Me: I just want to be left alone.

Next steps:
  1. Go out to our last fancy dinner as a couple at Canlis in a couple of hours.
  2. File that petition ASAP. That means that you will go to the ball we can be final by the end of this calendar year after all.
  3. Call credit card companies and see if I can get the names on the cards disentangled before we're final.
ximinez: (Default)

[personal profile] ximinez 2015-09-15 10:34 pm (UTC)(link)
Not second guessing, just confused: Why sell the house if you're not splitting the value?

> Me: I just want to be left alone.

Good luck with that. My parents still - very rarely - have to deal with each other about my brother or me.

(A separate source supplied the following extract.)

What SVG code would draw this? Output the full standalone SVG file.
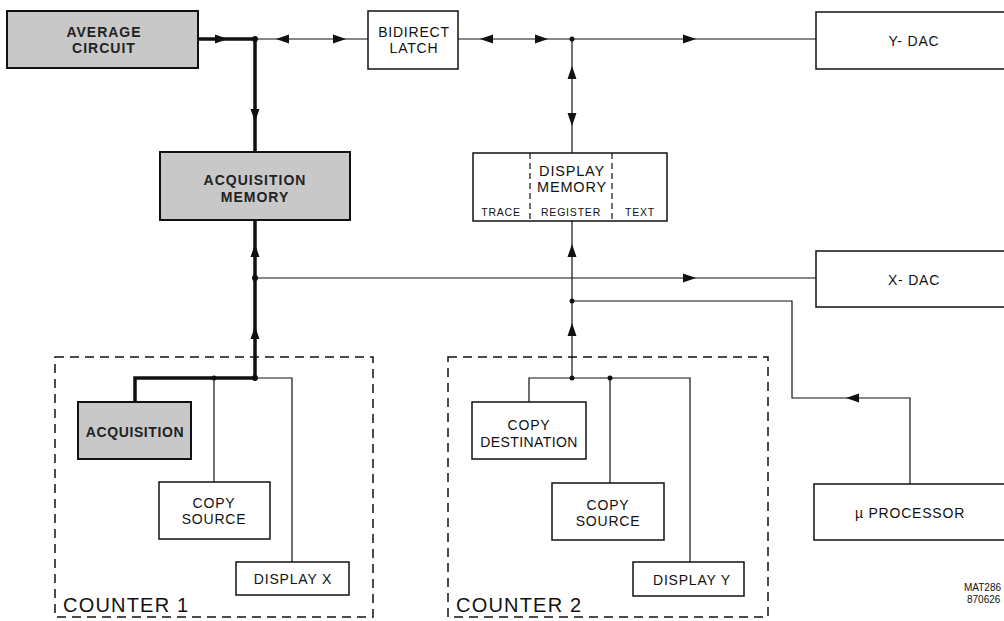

[identity profile] sistawendy.livejournal.com 2015-09-15 11:02 pm (UTC)(link)
IX can't make the payments on her own, and she wants to downsize & move back to Seattle anyway.

Don't get me wrong; IX and I can get along just fine. The entangled finances, though, are a real drag.
ximinez: (Default)

[personal profile] ximinez 2015-09-15 11:46 pm (UTC)(link)
That makes sense, particularly if you're still going to help with the payments until she sells.